Otoritas Jasa Keuangan



MAKALAH
OJK (Otoritas Jasa keuangan)
Diajukan untuk memenuhi Tugas Mata kuliah Administrasi Keuangan dan Perbankan





Oleh :
Mohammad Irfan Effendi
138314057


UNIVERSITAS NEGERI SURABAYA
FAKULTAS EKONOMI
PENDIDIKAN ADMINISTRASI PERKANTORAN
2015





BAB I

PENDAHULUAN



Latar Belakang
Otoritas Jasa Keuangan (OJK) adalah lembaga negara yang dibentuk berdasarkan UU Nomor 21 Tahun 2011 yang berfungsi menyelenggarakan sistem pengaturan dan pengawasan yang terintegrasi terhadap keseluruhan kegiatan di dalam sektor jasa keuangan.
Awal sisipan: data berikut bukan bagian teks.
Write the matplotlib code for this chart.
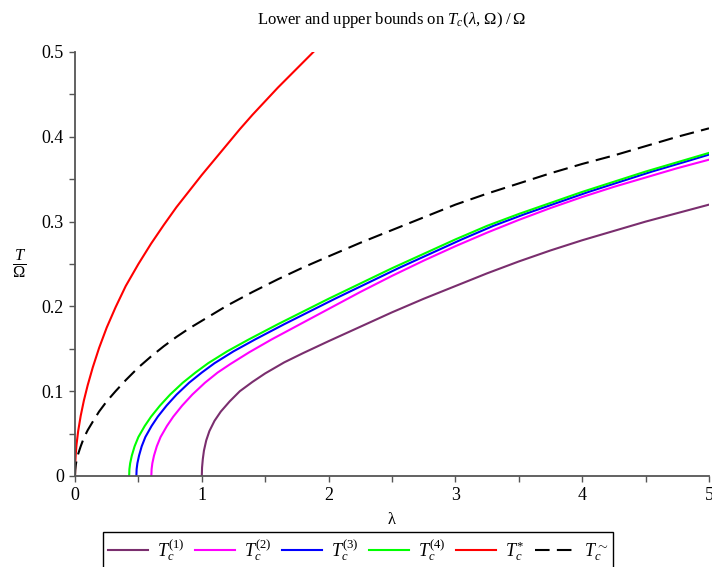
import matplotlib

matplotlib.use("Agg")
import matplotlib.pyplot as plt
from matplotlib.ticker import FixedLocator, FuncFormatter, MultipleLocator

plt.rcParams.update({
    "font.family": ["Liberation Serif", "DejaVu Serif"],
    "mathtext.fontset": "custom",
    "mathtext.rm": "Liberation Serif",
    "mathtext.it": "Liberation Serif:italic",
    "mathtext.bf": "Liberation Serif:bold",
})

# values (lambda, T/Omega)
t1_x = [1.0, 1.002, 1.008, 1.017, 1.035, 1.06, 1.10, 1.15, 1.22, 1.30, 1.40, 1.50, 1.65, 1.80,
        2.00, 2.25, 2.50, 2.75, 3.00, 3.25, 3.50, 3.75, 4.00, 4.25, 4.50, 4.75, 5.00]
t1_y = [0.0, 0.010, 0.020, 0.030, 0.042, 0.053, 0.065, 0.076, 0.088, 0.100, 0.111, 0.121, 0.134, 0.145,
        0.159, 0.176, 0.193, 0.209, 0.224, 0.239, 0.253, 0.266, 0.278, 0.289, 0.300, 0.310, 0.320]

t2_x = [0.602, 0.604, 0.610, 0.623, 0.645, 0.675, 0.725, 0.775, 0.845, 0.925, 1.025, 1.125, 1.225,
        1.375, 1.55, 1.80, 2.00, 2.25, 2.50, 2.75, 3.00, 3.25, 3.50, 3.75, 4.00, 4.25, 4.50, 4.75, 5.00]
t2_y = [0.0, 0.008, 0.015, 0.024, 0.035, 0.046, 0.059, 0.070, 0.083, 0.096, 0.110, 0.122, 0.132,
        0.146, 0.161, 0.181, 0.197, 0.217, 0.236, 0.254, 0.271, 0.287, 0.302, 0.316, 0.329, 0.341, 0.352, 0.363, 0.373]

t3_x = [0.484, 0.486, 0.492, 0.505, 0.526, 0.555, 0.604, 0.653, 0.722, 0.801, 0.90, 1.00, 1.10, 1.25,
        1.42, 1.65, 1.85, 2.05, 2.30, 2.55, 2.80, 3.05, 3.30, 3.55, 3.80, 4.05, 4.30, 4.55, 4.80, 5.00]
t3_y = [0.0, 0.008, 0.015, 0.024, 0.035, 0.046, 0.059, 0.070, 0.083, 0.096, 0.110, 0.122, 0.133, 0.147,
        0.161, 0.179, 0.194, 0.209, 0.227, 0.245, 0.262, 0.279, 0.295, 0.309, 0.322, 0.335, 0.347, 0.359, 0.370, 0.379]

t4_x = [0.427, 0.429, 0.435, 0.448, 0.47, 0.50, 0.55, 0.60, 0.67, 0.75, 0.85, 0.95, 1.05, 1.20, 1.37,
        1.60, 1.80, 2.00, 2.25, 2.50, 2.75, 3.00, 3.25, 3.50, 3.75, 4.00, 4.25, 4.50, 4.75, 5.00]
t4_y = [0.0, 0.008, 0.015, 0.024, 0.035, 0.046, 0.059, 0.070, 0.083, 0.096, 0.110, 0.122, 0.133, 0.147, 0.161,
        0.179, 0.194, 0.209, 0.227, 0.245, 0.262, 0.279, 0.295, 0.309, 0.322, 0.335, 0.347, 0.359, 0.370, 0.381]

tstar_x = [0.0, 0.002, 0.006, 0.012, 0.025, 0.045, 0.07, 0.10, 0.14, 0.19, 0.25, 0.32, 0.40, 0.50, 0.60,
           0.70, 0.80, 0.90, 1.00, 1.10, 1.20, 1.30, 1.40, 1.50, 1.60, 1.70, 1.80, 1.90, 2.00]
tstar_y = [0.0, 0.015, 0.026, 0.037, 0.053, 0.071, 0.089, 0.107, 0.128, 0.151, 0.175, 0.199, 0.224, 0.250, 0.274,
           0.296, 0.317, 0.336, 0.355, 0.373, 0.391, 0.409, 0.426, 0.442, 0.458, 0.473, 0.488, 0.503, 0.518]

ttilde_x = [0.0, 0.002, 0.006, 0.012, 0.025, 0.045, 0.07, 0.10, 0.14, 0.19, 0.25, 0.32, 0.40, 0.50, 0.60,
            0.70, 0.80, 0.90, 1.00, 1.20, 1.40, 1.60, 1.80, 2.00, 2.25, 2.50, 2.75, 3.00, 3.25, 3.50,
            3.75, 4.00, 4.25, 4.50, 4.75, 5.00]
ttilde_y = [0.0, 0.007, 0.013, 0.018, 0.026, 0.035, 0.045, 0.054, 0.064, 0.076, 0.088, 0.100, 0.113, 0.128, 0.141,
            0.153, 0.164, 0.174, 0.183, 0.201, 0.217, 0.232, 0.246, 0.259, 0.275, 0.290, 0.305, 0.320, 0.333, 0.345,
            0.357, 0.368, 0.378, 0.389, 0.400, 0.410]

x_ticks = [0, 1, 2, 3, 4, 5]
y_ticks = [0, 0.1, 0.2, 0.3, 0.4, 0.5]

fig = plt.figure(figsize=(7.12, 5.67), dpi=100)
ax = fig.add_axes([75 / 712, 1 - 476 / 567, 634 / 712, 424 / 567])

lw = 1.5
ax.plot(t1_x, t1_y, color="#7a2e6e", lw=lw, label=r"$T_c^{(1)}$")
ax.plot(t2_x, t2_y, color="#ff00ff", lw=lw, label=r"$T_c^{(2)}$")
ax.plot(t3_x, t3_y, color="#0000ff", lw=lw, label=r"$T_c^{(3)}$")
ax.plot(t4_x, t4_y, color="#00ff00", lw=lw, label=r"$T_c^{(4)}$")
ax.plot(tstar_x, tstar_y, color="#ff0000", lw=lw, label=r"$T_c^{*}$")
ax.plot(ttilde_x, ttilde_y, color="black", lw=lw, dashes=(7, 3.5), label=r"$T_c^{\sim}$")

ax.set_xlim(0, 5)
ax.set_ylim(0, 0.5)
for side in ("top", "right"):
    ax.spines[side].set_visible(False)
for side in ("left", "bottom"):
    ax.spines[side].set_color("#555555")
    ax.spines[side].set_linewidth(1.3)

ax.xaxis.set_major_locator(FixedLocator(x_ticks))
ax.xaxis.set_minor_locator(MultipleLocator(0.5))
ax.yaxis.set_major_locator(FixedLocator(y_ticks))
ax.yaxis.set_minor_locator(MultipleLocator(0.05))
ax.xaxis.set_major_formatter(FuncFormatter(lambda v, p: f"{v:g}"))
ax.yaxis.set_major_formatter(FuncFormatter(lambda v, p: f"{v:g}"))
ax.tick_params(which="both", direction="out", length=4, width=1, color="#555555",
               labelsize=13, pad=4)

ax.set_title(r"Lower and upper bounds on $T_c(\lambda,\,\Omega)\;/\;\Omega$", fontsize=12, pad=20)
ax.set_xlabel("λ", fontsize=12, labelpad=6)
ax.set_ylabel(r"$\frac{T}{\Omega}$", fontsize=17, rotation=0, labelpad=16, va="center")

fig.legend(loc="upper center", bbox_to_anchor=(358 / 712, 1 - 532 / 567), ncol=6,
           fontsize=13, frameon=True, fancybox=False, edgecolor="black", framealpha=1,
           handlelength=2.2, columnspacing=0.6, handletextpad=0.5, borderpad=0.3,
           borderaxespad=0)

fig.savefig("out.png", dpi=100)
OJK adalah lembaga yang independen dan bebas dari campur tangan pihak lain, yang mempunyai fungsi, tugas, dan wewenang pengaturan, pengawasan, pemeriksaan, dan penyidikan.
OJK didirikan untuk menggantikan peran Bapepam-LK dalam pengaturan dan pengawasan pasar modal dan lembaga keuangan, dan menggantikan peran Bank Indonesia dalam pengaturan dan pengawasan bank, serta untuk melindungi konsumen industri jasa keuangan.

Rumusan Masalah
1.      Bagaimana tugas, tujuan, dan wewenang OJK ?
2.      Bagaimana struktur organisasi OJK ?
3.      Bagaimana perkembangan perbankan syariah tahun 2013 ?

Tujuan
1.      Untuk mengetahui tugas, tujuan, dan wewenang OJK
2.      Untuk mengetahui struktur organisasi OJK
3.      Untuk mengetahui perkembangan perbankan syariah tahun 2013














BAB II
PEMBAHASAN

Visi dan Misi serta Tujuan OJK (Otoritas Jasa Keuangan)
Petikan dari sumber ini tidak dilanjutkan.